Teach Them to Fish — Community Management Builds the Community

COMMUNITY MANAGEMENT

Teach Them to Fish — Community Management Builds the Community

Last week I was working with a customer, planning for their 2016 community management education and awareness program.  One thing that struck me was her reference to wanting to teach her community managers “how to fish”.  I loved this analogy.

Where this was coming from was that this customer, like most of those that I work with, has a small central team to manage adoption of their enterprise social network.  When you have a small team, a strong program of community management is an important component in extending the reach and efficacy of the central team.

Competence and Confidence

Education and awareness campaigns are often part of any comprehensive enterprise social launch.  However, often once the launch is complete education opportunities often wane and many community managers or owners are left to their own devices to make their community successful.  I have spoken before about building competence in community management to achieve repeatable success.  Building that competence requires a twofold approach

1. Fostering community maturity by building basic skills and increasing competence

2. Engaging community managers so they feel supported and gain confidence

Building Community Management Skills

To build the competence of your community managers, you need to have a robust ongoing program of education.  This should be planned out on an annual basis and reviewed at least bi-annually.  So in the example of the customer that I am currently working with, they are following this good practice and planning their annual education approach one year in advance.  Don’t assume that once you’ve trained your community managers on the basics that you are done.  You will have new community managers being identified and existing community managers who need assistance in maturing their communities.  Craft your training plan to support both ends of this spectrum of training needs.
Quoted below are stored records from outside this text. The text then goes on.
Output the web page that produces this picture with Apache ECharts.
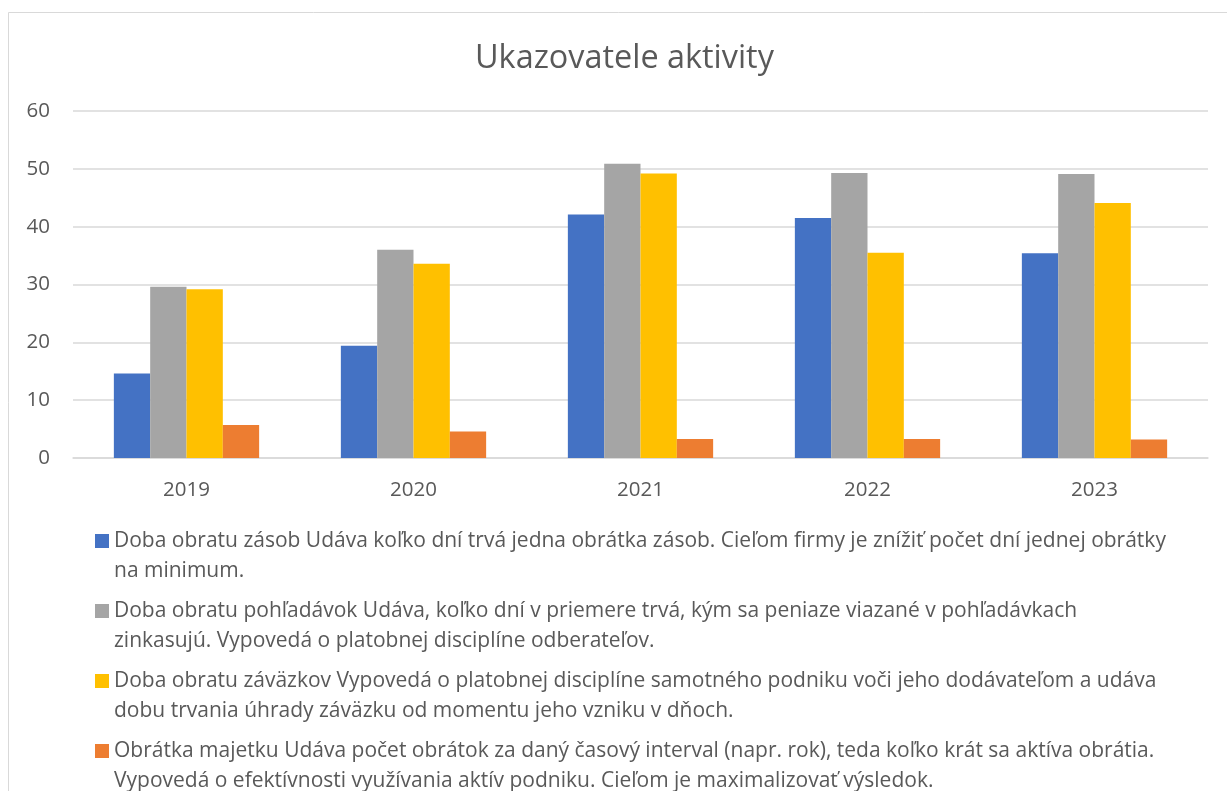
<!DOCTYPE html>
<html>
<head>
<meta charset="utf-8">
<script src="https://cdn.jsdelivr.net/npm/echarts@6/dist/echarts.min.js"></script>
<style>
html,body{margin:0;padding:0;background:#fff;}
#chart{width:1227px;height:791px;}
</style>
</head>
<body>
<div id="chart"></div>
<script>
const categories = ['2019', '2020', '2021', '2022', '2023'];
const seriesNames = [
  'Doba obratu zásob Udáva koľko dní trvá jedna obrátka zásob. Cieľom firmy je znížiť počet dní jednej obrátky\nna minimum.',
  'Doba obratu pohľadávok Udáva, koľko dní v priemere trvá, kým sa peniaze viazané v pohľadávkach\nzinkasujú. Vypovedá o platobnej disciplíne odberateľov.',
  'Doba obratu záväzkov Vypovedá o platobnej disciplíne samotného podniku voči jeho dodávateľom a udáva\ndobu trvania úhrady záväzku od momentu jeho vzniku v dňoch.',
  'Obrátka majetku Udáva počet obrátok za daný časový interval (napr. rok), teda koľko krát sa aktíva obrátia.\nVypovedá o efektívnosti využívania aktív podniku. Cieľom je maximalizovať výsledok.'
];
const dobaObratuZasob = [14.6, 19.4, 42.1, 41.5, 35.4];
const dobaObratuPohladavok = [29.6, 36.0, 50.9, 49.3, 49.1];
const dobaObratuZavazkov = [29.2, 33.6, 49.2, 35.5, 44.1];
const obratkaMajetku = [5.7, 4.6, 3.3, 3.3, 3.2];
const yTicks = [0, 10, 20, 30, 40, 50, 60];

const colors = ['#4472C4', '#A5A5A5', '#FFC000', '#ED7D31'];
const values = [dobaObratuZasob, dobaObratuPohladavok, dobaObratuZavazkov, obratkaMajetku];
const FONT = '"Open Sans", sans-serif';

const chart = echarts.init(document.getElementById('chart'), null, {renderer: 'canvas'});
chart.setOption({
  animation: false,
  backgroundColor: '#fff',
  color: colors,
  textStyle: {fontFamily: FONT},
  title: {
    text: 'Ukazovatele aktivity',
    left: 475,
    top: 43,
    padding: 0,
    textStyle: {fontFamily: FONT, fontSize: 32.4, fontWeight: 'normal', color: '#595959'}
  },
  graphic: [{
    type: 'rect',
    shape: {x: 8.5, y: 12.5, width: 1240, height: 800},
    style: {fill: 'none', stroke: '#D9D9D9', lineWidth: 1},
    silent: true,
    z: -10
  }],
  grid: {left: 73, right: 19, top: 111, bottom: 333, containLabel: false},
  xAxis: {
    type: 'category',
    data: categories,
    axisLine: {lineStyle: {color: '#D9D9D9', width: 1.5}},
    axisTick: {show: false},
    axisLabel: {color: '#595959', fontSize: 20.5, margin: 22, fontFamily: FONT}
  },
  yAxis: {
    type: 'value',
    min: yTicks[0],
    max: yTicks[yTicks.length - 1],
    interval: 10,
    axisLine: {show: false},
    axisTick: {show: false},
    splitLine: {lineStyle: {color: '#D9D9D9', width: 1.5}},
    axisLabel: {color: '#595959', fontSize: 20.5, margin: 23, fontFamily: FONT}
  },
  legend: {
    orient: 'vertical',
    left: 95,
    top: 526,
    height: 400,
    padding: 0,
    itemWidth: 14,
    itemHeight: 44,
    itemGap: 10,
    icon: 'path://M0,0L14,0L14,14L0,14Z M0,44',
    data: seriesNames,
    textStyle: {color: '#595959', fontSize: 21, lineHeight: 30, fontFamily: FONT}
  },
  series: seriesNames.map((name, i) => ({
    name: name,
    type: 'bar',
    data: values[i],
    barGap: '0%',
    barCategoryGap: '36%',
    itemStyle: {color: colors[i]}
  }))
});
</script>
</body>
</html>
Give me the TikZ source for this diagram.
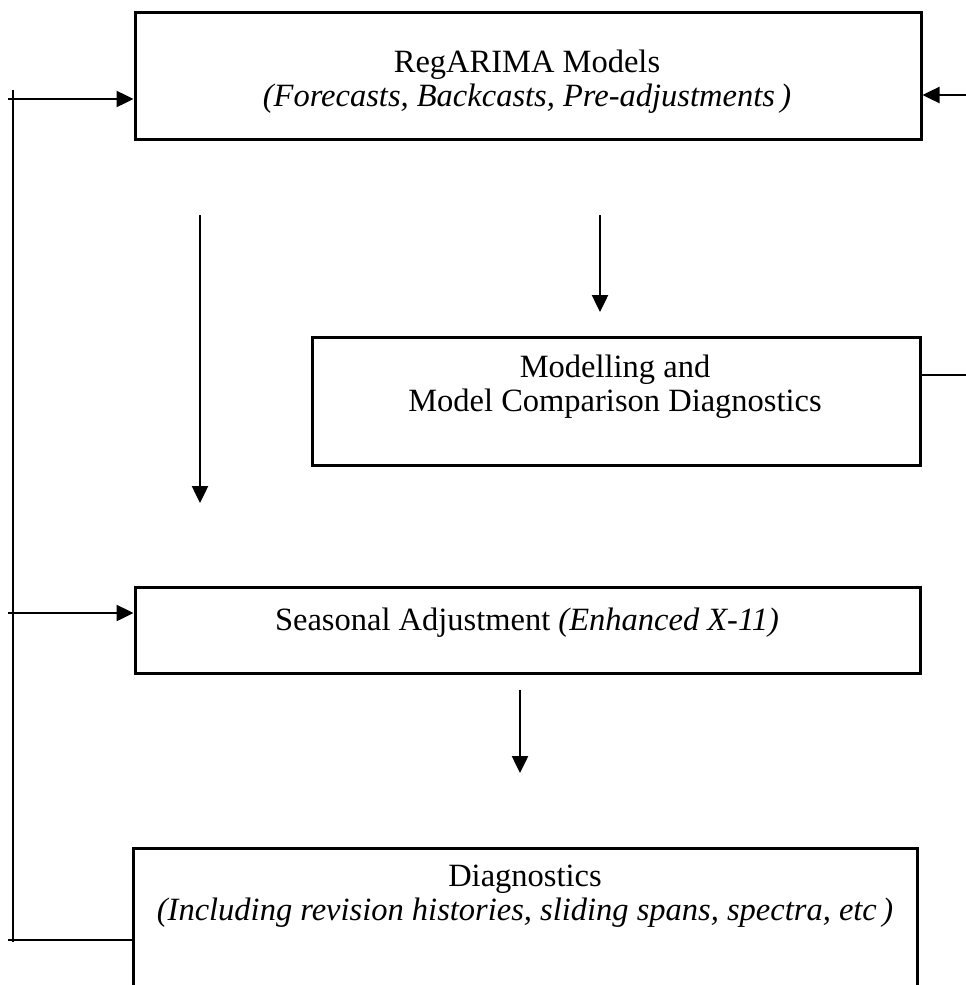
\documentclass[tikz,border=0pt]{standalone}
\usepackage{fontspec}
\setmainfont{Liberation Serif}
\usetikzlibrary{arrows.meta}
\tikzset{
  box/.style={draw, line width=3pt, rectangle, inner sep=0pt},
  txt/.style={font=\fontsize{32.5}{34}\selectfont, align=center, inner sep=0pt},
  arr/.style={line width=2.5pt, -{Triangle[length=17pt,width=16pt]}},
  ln/.style={line width=2.5pt}
}
\begin{document}
\begin{tikzpicture}[x=1pt,y=-1pt]
    \useasboundingbox (0,0) rectangle (966,985);
    % RegARIMA
    \node[box, minimum width=786pt, minimum height=127pt] (reg) at (528,75.5) {};
    \node[txt] (regtext) at (527,82) {RegARIMA Models\\\textit{(Forecasts, Backcasts, Pre-adjustments\,)}};
    % Modelling
    \node[box, minimum width=608pt, minimum height=128pt] (mod) at (616,401) {};
    \node[txt] (modtext) at (615,387) {Modelling and\\Model Comparison Diagnostics};
    % Seasonal adjustment
    \node[box, minimum width=785pt, minimum height=86pt] (sa) at (527.5,630) {};
    \node[txt] (satext) at (527,623) {Seasonal Adjustment \textit{(Enhanced X-11)}};
    % Diagnostics
    \node[box, minimum width=784pt, minimum height=162pt] (diag) at (525,929) {};
    \node[txt] (diagtext) at (525,896) {Diagnostics\\\textit{(Including revision histories, sliding spans, spectra, etc\,)}};
    % Downward arrows
    \coordinate (d1s) at (200,215);
    \coordinate (d1e) at (200,503);
    \coordinate (d2s) at (600,215);
    \coordinate (d2e) at (600,312);
    \coordinate (d3s) at (520,690);
    \coordinate (d3e) at (520,773);
    \draw[arr] (d1s) -- (d1e);
    \draw[arr] (d2s) -- (d2e);
    \draw[arr] (d3s) -- (d3e);
    % Feedback loop on the left
    \coordinate (fbtop) at (13,90);
    \coordinate (fbbot) at (13,942);
    \coordinate (in1) at (8,99);
    \coordinate (in2) at (8,613);
    \coordinate (out1) at (8,940);
    \draw[ln] (fbtop) -- (fbbot);
    \draw[arr] (in1) -- (in1 -| reg.west);
    \draw[arr] (in2) -- (in2 -| sa.west);
    \draw[ln] (out1) -- (out1 -| diag.west);
    % Links on the right
    \coordinate (rin) at (966,95);
    \coordinate (rout) at (966,375);
    \draw[arr] (rin) -- (rin -| reg.east);
    \draw[ln] (rout -| mod.east) -- (rout);
\end{tikzpicture}
\end{document}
Engaging Community Managers

That brings us to the second point.  Couple your education planning with activities that create awareness and provide opportunities for engagement. Awareness helps ensure your community managers know what help is available to them. Highlight education materials, help communities and support processes, best practices and enabling features of your enterprise social network.

If possible, connect your community managers face to face at least once a year. Even if this is not possible due to geography or budget, you can engage them by connecting the community regularly using live events like a teleconference, video call or “tweet jam” style live chat on your social network. By creating a community of practice for your community managers, your more experienced community managers can support the new community managers being identified.  Remember that if you have a small central team it will be difficult for you to be hands on with all levels of community managers, especially in larger organizations or more mature programs.  That’s why it is so important to ” teach them to fish”, and they in turn can teach one another.